§ **Objective**
Write out the data again exactly, skipping every picture.

*** Given data

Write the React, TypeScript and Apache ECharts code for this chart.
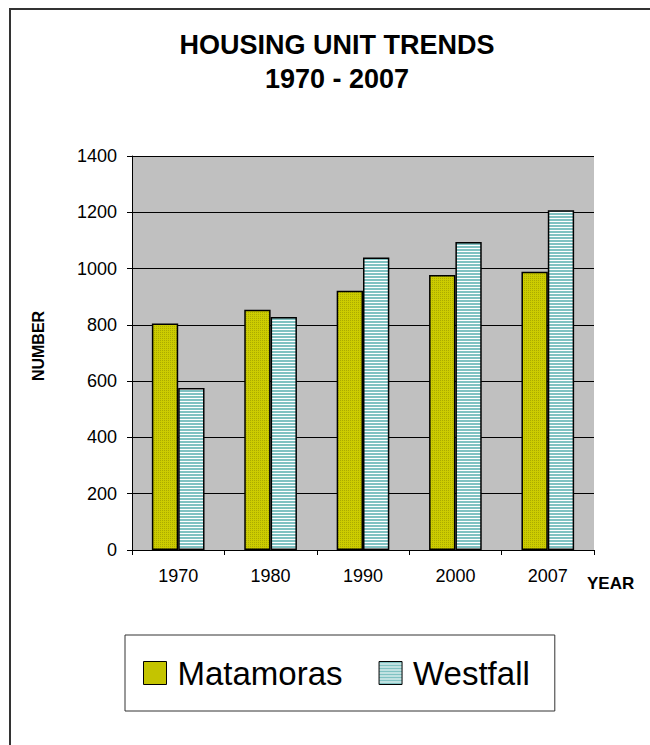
import React, { useEffect, useRef } from "react";
import * as echarts from "echarts";

const titleLines = ["HOUSING UNIT TRENDS", "1970 - 2007"];
const years = ["1970", "1980", "1990", "2000", "2007"];
const seriesNames = ["Matamoras", "Westfall"];
const matamoras = [805, 854, 921, 977, 989];
const westfall = [576, 828, 1039, 1094, 1207];
const yTicks = { min: 0, max: 1400, interval: 200 };

const FONT = "'Liberation Sans', Arial, Helvetica, sans-serif";

function makeDither(): HTMLCanvasElement {
  const c = document.createElement("canvas");
  c.width = 2;
  c.height = 2;
  const ctx = c.getContext("2d")!;
  ctx.fillStyle = "#CCCC00";
  ctx.fillRect(0, 0, 2, 2);
  ctx.fillStyle = "#ABAB00";
  ctx.fillRect(0, 0, 1, 1);
  return c;
}

function makeStripes(): HTMLCanvasElement {
  const c = document.createElement("canvas");
  c.width = 4;
  c.height = 3;
  const ctx = c.getContext("2d")!;
  ctx.fillStyle = "#80C2C2";
  ctx.fillRect(0, 0, 4, 2);
  ctx.fillStyle = "#FFFFFF";
  ctx.fillRect(0, 2, 4, 1);
  return c;
}

export default function App() {
  const ref = useRef<HTMLDivElement>(null);

  useEffect(() => {
    if (!ref.current) return;
    const chart = echarts.init(ref.current, null, { renderer: "svg" });
    const yellow = { image: makeDither(), repeat: "repeat" } as any;
    const teal = { image: makeStripes(), repeat: "repeat" } as any;

    chart.setOption({
      animation: false,
      backgroundColor: "#FFFFFF",
      title: {
        text: titleLines.join("\n"),
        left: 332,
        top: 23,
        textAlign: "center",
        textStyle: {
          fontFamily: FONT,
          fontSize: 27,
          fontWeight: "bold",
          color: "#000",
          lineHeight: 34,
        },
      },
      graphic: [
        {
          type: "rect",
          shape: { x: 10, y: 9, width: 700, height: 800 },
          style: { fill: "none", stroke: "#333", lineWidth: 2 },
          silent: true,
        },
      ],
      legend: {
        left: 125,
        top: 635,
        padding: [21, 25, 21, 18],
        itemWidth: 23,
        itemHeight: 23,
        itemGap: 36,
        borderColor: "#333",
        borderWidth: 1,
        icon: "rect",
        textStyle: {
          fontFamily: FONT,
          fontSize: 33,
          color: "#000",
          lineHeight: 34,
          padding: [0, 0, 0, 6],
        },
        itemStyle: { borderColor: "#000", borderWidth: 1 },
        data: seriesNames,
      },
      grid: {
        left: 132,
        right: 56,
        top: 156,
        bottom: 195,
        show: true,
        backgroundColor: "#C0C0C0",
        borderWidth: 0,
      },
      xAxis: {
        type: "category",
        data: years,
        name: "YEAR",
        nameLocation: "end",
        nameGap: -7,
        nameTextStyle: {
          fontFamily: FONT,
          fontSize: 17,
          fontWeight: "bold",
          color: "#000",
          align: "left",
          verticalAlign: "top",
          padding: [25, 0, 0, 0],
        },
        axisLine: { show: true, lineStyle: { color: "#000", width: 1 } },
        axisTick: { show: true, length: 5, lineStyle: { color: "#000" } },
        axisLabel: {
          fontFamily: FONT,
          fontSize: 18,
          color: "#000",
          margin: 17,
        },
        splitLine: { show: false },
      },
      yAxis: {
        type: "value",
        min: yTicks.min,
        max: yTicks.max,
        interval: yTicks.interval,
        name: "NUMBER",
        nameLocation: "middle",
        nameRotate: 90,
        nameGap: 86,
        nameTextStyle: {
          fontFamily: FONT,
          fontSize: 16,
          fontWeight: "bold",
          color: "#000",
          padding: [0, 0, 0, 14],
        },
        axisLine: { show: true, lineStyle: { color: "#000", width: 1 } },
        axisTick: { show: true, length: 5, lineStyle: { color: "#000" } },
        axisLabel: {
          fontFamily: FONT,
          fontSize: 18,
          color: "#000",
          margin: 15,
          formatter: (v: number) => String(v),
        },
        splitLine: { show: true, lineStyle: { color: "#000", width: 1 } },
      },
      series: [
        {
          name: seriesNames[0],
          type: "bar",
          data: matamoras,
          barGap: "0%",
          barCategoryGap: "43%",
          itemStyle: { color: yellow, borderColor: "#000", borderWidth: 1.5 },
        },
        {
          name: seriesNames[1],
          type: "bar",
          data: westfall,
          barGap: "0%",
          barCategoryGap: "43%",
          itemStyle: { color: teal, borderColor: "#000", borderWidth: 1.5 },
        },
      ],
    });

    return () => chart.dispose();
  }, []);

  return (
    <div
      ref={ref}
      style={{ position: "absolute", left: 0, top: 0, width: 650, height: 745 }}
    />
  );
}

******

§ **Correct response**
Write the React, TypeScript and Apache ECharts code for this chart.
import React, { useEffect, useRef } from "react";
import * as echarts from "echarts";

const titleLines = ["HOUSING UNIT TRENDS", "1970 - 2007"];
const years = ["1970", "1980", "1990", "2000", "2007"];
const seriesNames = ["Matamoras", "Westfall"];
const matamoras = [805, 854, 921, 977, 989];
const westfall = [576, 828, 1039, 1094, 1207];
const yTicks = { min: 0, max: 1400, interval: 200 };

const FONT = "'Liberation Sans', Arial, Helvetica, sans-serif";

function makeDither(): HTMLCanvasElement {
  const c = document.createElement("canvas");
  c.width = 2;
  c.height = 2;
  const ctx = c.getContext("2d")!;
  ctx.fillStyle = "#CCCC00";
  ctx.fillRect(0, 0, 2, 2);
  ctx.fillStyle = "#ABAB00";
  ctx.fillRect(0, 0, 1, 1);
  return c;
}

function makeStripes(): HTMLCanvasElement {
  const c = document.createElement("canvas");
  c.width = 4;
  c.height = 3;
  const ctx = c.getContext("2d")!;
  ctx.fillStyle = "#80C2C2";
  ctx.fillRect(0, 0, 4, 2);
  ctx.fillStyle = "#FFFFFF";
  ctx.fillRect(0, 2, 4, 1);
  return c;
}

export default function App() {
  const ref = useRef<HTMLDivElement>(null);

  useEffect(() => {
    if (!ref.current) return;
    const chart = echarts.init(ref.current, null, { renderer: "svg" });
    const yellow = { image: makeDither(), repeat: "repeat" } as any;
    const teal = { image: makeStripes(), repeat: "repeat" } as any;

    chart.setOption({
      animation: false,
      backgroundColor: "#FFFFFF",
      title: {
        text: titleLines.join("\n"),
        left: 332,
        top: 23,
        textAlign: "center",
        textStyle: {
          fontFamily: FONT,
          fontSize: 27,
          fontWeight: "bold",
          color: "#000",
          lineHeight: 34,
        },
      },
      graphic: [
        {
          type: "rect",
          shape: { x: 10, y: 9, width: 700, height: 800 },
          style: { fill: "none", stroke: "#333", lineWidth: 2 },
          silent: true,
        },
      ],
      legend: {
        left: 125,
        top: 635,
        padding: [21, 25, 21, 18],
        itemWidth: 23,
        itemHeight: 23,
        itemGap: 36,
        borderColor: "#333",
        borderWidth: 1,
        icon: "rect",
        textStyle: {
          fontFamily: FONT,
          fontSize: 33,
          color: "#000",
          lineHeight: 34,
          padding: [0, 0, 0, 6],
        },
        itemStyle: { borderColor: "#000", borderWidth: 1 },
        data: seriesNames,
      },
      grid: {
        left: 132,
        right: 56,
        top: 156,
        bottom: 195,
        show: true,
        backgroundColor: "#C0C0C0",
        borderWidth: 0,
      },
      xAxis: {
        type: "category",
        data: years,
        name: "YEAR",
        nameLocation: "end",
        nameGap: -7,
        nameTextStyle: {
          fontFamily: FONT,
          fontSize: 17,
          fontWeight: "bold",
          color: "#000",
          align: "left",
          verticalAlign: "top",
          padding: [25, 0, 0, 0],
        },
        axisLine: { show: true, lineStyle: { color: "#000", width: 1 } },
        axisTick: { show: true, length: 5, lineStyle: { color: "#000" } },
        axisLabel: {
          fontFamily: FONT,
          fontSize: 18,
          color: "#000",
          margin: 17,
        },
        splitLine: { show: false },
      },
      yAxis: {
        type: "value",
        min: yTicks.min,
        max: yTicks.max,
        interval: yTicks.interval,
        name: "NUMBER",
        nameLocation: "middle",
        nameRotate: 90,
        nameGap: 86,
        nameTextStyle: {
          fontFamily: FONT,
          fontSize: 16,
          fontWeight: "bold",
          color: "#000",
          padding: [0, 0, 0, 14],
        },
        axisLine: { show: true, lineStyle: { color: "#000", width: 1 } },
        axisTick: { show: true, length: 5, lineStyle: { color: "#000" } },
        axisLabel: {
          fontFamily: FONT,
          fontSize: 18,
          color: "#000",
          margin: 15,
          formatter: (v: number) => String(v),
        },
        splitLine: { show: true, lineStyle: { color: "#000", width: 1 } },
      },
      series: [
        {
          name: seriesNames[0],
          type: "bar",
          data: matamoras,
          barGap: "0%",
          barCategoryGap: "43%",
          itemStyle: { color: yellow, borderColor: "#000", borderWidth: 1.5 },
        },
        {
          name: seriesNames[1],
          type: "bar",
          data: westfall,
          barGap: "0%",
          barCategoryGap: "43%",
          itemStyle: { color: teal, borderColor: "#000", borderWidth: 1.5 },
        },
      ],
    });

    return () => chart.dispose();
  }, []);

  return (
    <div
      ref={ref}
      style={{ position: "absolute", left: 0, top: 0, width: 650, height: 745 }}
    />
  );
}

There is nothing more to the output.